— START —
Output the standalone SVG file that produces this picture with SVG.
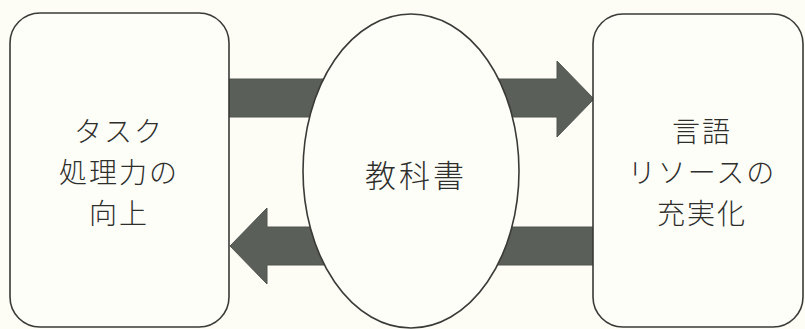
<svg xmlns="http://www.w3.org/2000/svg" width="805" height="329" viewBox="0 0 805 329">
  <style>
    .box { fill: #fefef8; stroke: #3a3a38; stroke-width: 1.6; }
    .arrow { fill: #5b5f59; stroke: #50544e; stroke-width: 1; }
    .label { font-family: "Noto Sans CJK JP", "Noto Sans CJK SC", sans-serif; font-size: 28px; font-weight: 300; fill: #2e2e2c; text-anchor: middle; letter-spacing: 2px; }
    .big { font-size: 31px; letter-spacing: 3px; }
  </style>
  <rect x="0" y="0" width="805" height="329" fill="#fdfdf5"/>
  <g id="connectors">
    <polygon class="arrow" points="229,79 557,79 557,61 594,99 557,137 557,117 229,117"/>
    <polygon class="arrow" points="593,227 267,227 267,208 230,246 267,284 267,265 593,265"/>
  </g>
  <g id="node-task">
    <rect class="box" x="10" y="13" width="219" height="314" rx="30" ry="30"/>
    <text class="label" x="119" y="142">タスク</text>
    <text class="label" x="119" y="183">処理力の</text>
    <text class="label" x="119" y="224">向上</text>
  </g>
  <g id="node-textbook">
    <ellipse class="box" cx="411" cy="171" rx="108" ry="157"/>
    <text class="label big" x="416" y="187">教科書</text>
  </g>
  <g id="node-resource">
    <rect class="box" x="593" y="14" width="210" height="313" rx="30" ry="30"/>
    <text class="label" x="702" y="142">言語</text>
    <text class="label" x="702" y="183">リソースの</text>
    <text class="label" x="702" y="224">充実化</text>
  </g>
</svg>
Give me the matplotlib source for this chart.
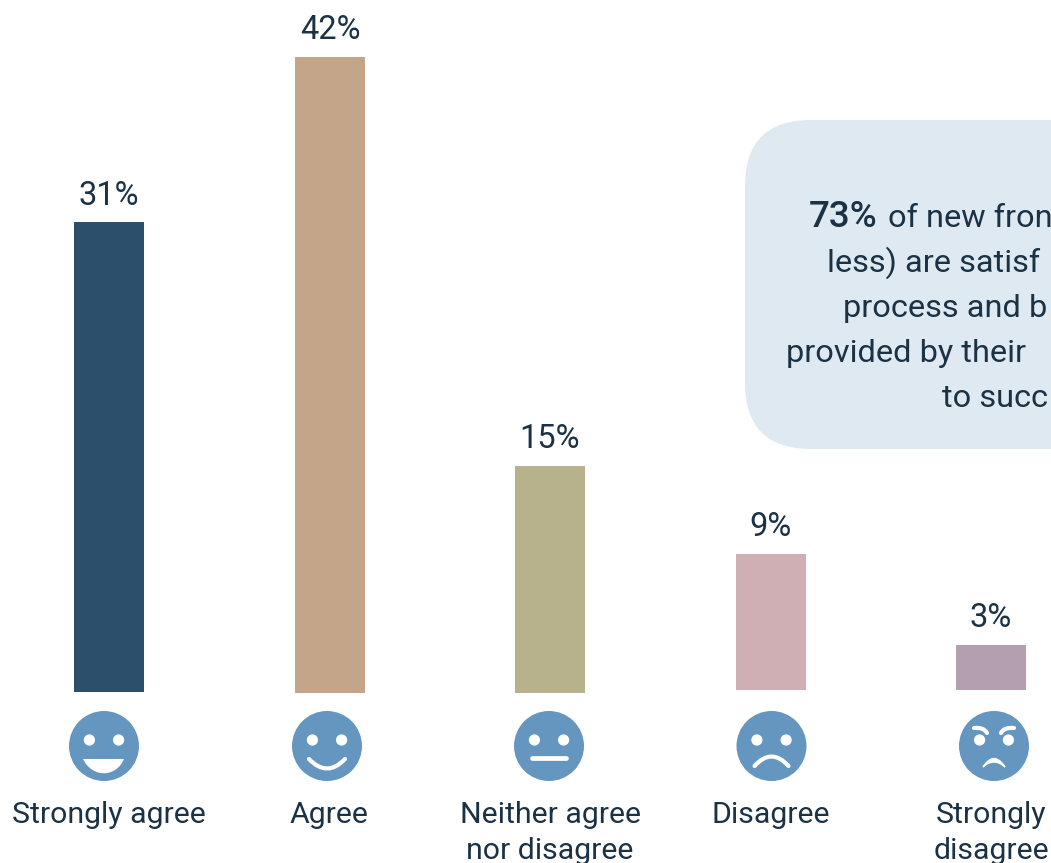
import matplotlib
matplotlib.use("Agg")
import matplotlib.pyplot as plt
from matplotlib.patches import Circle, FancyBboxPatch, PathPatch
from matplotlib.path import Path

categories = ["Strongly agree", "Agree", "Neither agree\nnor disagree", "Disagree", "Strongly\ndisagree"]
values = [31, 42, 15, 9, 3]
value_labels = ["31%", "42%", "15%", "9%", "3%"]
bar_colors = ["#2c4f6b", "#c4a58a", "#b7b28c", "#cfafb4", "#b49fb0"]
callout_lines = ["of new fron", "less) are satisf", "process and b", "provided by their", "to succ"]
callout_bold = "73%"

W, H = 1051, 863
INK = "#1b3244"
FACE = "#6596c0"
FONT = "Roboto"
PX_PER_UNIT = 15.15
BASE = [692, 693, 693, 690, 690]       # bar foot, px from top
BAR_X = [109, 330, 550, 770.5, 991]
LABEL_X = [108.5, 329, 550, 770.5, 991]
FACE_X = [104, 327, 549, 771.5, 994]

fig = plt.figure(figsize=(W / 100, H / 100), dpi=100, facecolor="white")

# Data axes: x in px, y in percent with 0 at pixel 692
ax = fig.add_axes([0, 0, 1, 1])
ax.set_xlim(0, W)
ax.set_ylim(-(H - 692) / PX_PER_UNIT, 692 / PX_PER_UNIT)
ax.axis("off")

# Overlay in image pixels for the decorations
ov = fig.add_axes([0, 0, 1, 1], zorder=1)
ov.set_xlim(0, W)
ov.set_ylim(H, 0)
ov.axis("off")
ov.patch.set_alpha(0)

bottoms = [(692 - b) / PX_PER_UNIT for b in BASE]
ax.bar(BAR_X, values, width=70, bottom=bottoms, color=bar_colors, linewidth=0)

for x, v, b, lab in zip(BAR_X, values, bottoms, value_labels):
    ax.annotate(lab, (x, v + b), xytext=(0, 12.5), textcoords="offset points",
                ha="center", va="baseline", fontsize=23.5, color=INK, family=FONT)

for x, cat in zip(LABEL_X, categories):
    for j, part in enumerate(cat.split("\n")):
        ov.text(x, 823 + j * 36, part, ha="center", va="baseline", fontsize=21.8,
                color=INK, family=FONT)

# Callout
ov.add_patch(FancyBboxPatch((807, 182), 400, 205, boxstyle="round,pad=62,rounding_size=66",
                            fc="#dfe9f2", ec="none", clip_on=True))
ov.text(809, 227, callout_bold, fontsize=26.5, color=INK, family=FONT, weight="medium", va="baseline")
starts = [888, 827, 843, 786, 942]
for i, (x, t) in enumerate(zip(starts, callout_lines)):
    ov.text(x, 227 + i * 45, t, fontsize=23.4, color=INK, family=FONT, va="baseline", clip_on=True)


def curve(p0, c, p1, lw=3):
    ov.add_patch(PathPatch(Path([p0, c, p1], [Path.MOVETO, Path.CURVE3, Path.CURVE3]),
                           fc="none", ec="white", lw=lw, capstyle="round"))


def shape(verts, codes, lw=0):
    ov.add_patch(PathPatch(Path(verts, codes), fc="white", ec="white", lw=lw))


CY = 746
for cx in FACE_X:
    ov.add_patch(Circle((cx, CY), 35, fc=FACE, ec="none"))

eye_dx = [14.6, 14.6, 14.6, 14.6, 14.4]
for cx, dx in zip(FACE_X, eye_dx):
    for s in (-1, 1):
        ov.add_patch(Circle((cx + s * dx, 740), 5.6, fc="white", ec="none"))

# Grin
c = FACE_X[0]
shape([(c - 21, 759), (c - 12, 778), (c + 12, 778), (c + 20, 759), (c - 21, 759)],
      [Path.MOVETO, Path.CURVE4, Path.CURVE4, Path.CURVE4, Path.CLOSEPOLY])
# Smile
c = FACE_X[1]
curve((c - 18, 759), (c, 778), (c + 18, 759), lw=3)
# Flat mouth
c = FACE_X[2]
ov.plot([c - 17, c + 17], [758, 758], color="white", lw=3.4, solid_capstyle="round")
# Frown
c = FACE_X[3]
curve((c - 17, 766), (c, 747), (c + 17, 766), lw=3)
# Angry
c = FACE_X[4]
curve((c - 20, 728), (c - 10, 727), (c - 7, 733), lw=3)
curve((c + 20, 728), (c + 10, 727), (c + 7, 733), lw=3)
shape([(c - 11, 767), (c, 750), (c + 11, 767), (c, 757), (c - 11, 767)],
      [Path.MOVETO, Path.CURVE3, Path.CURVE3, Path.CURVE3, Path.CURVE3], lw=1)

fig.savefig("out.png", dpi=100)
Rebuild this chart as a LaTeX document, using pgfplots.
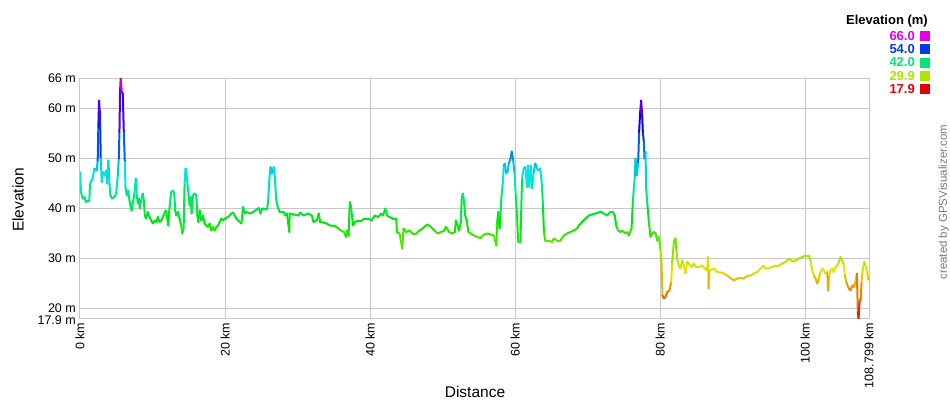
— END —
Track down every line of the material containing the string "matplotlib", and copy it.

> _WRITTEN SOLUTION_
Give me the matplotlib source for this chart.
import matplotlib
matplotlib.use("Agg")
import matplotlib.pyplot as plt
from matplotlib.patches import Circle, FancyBboxPatch, PathPatch
from matplotlib.path import Path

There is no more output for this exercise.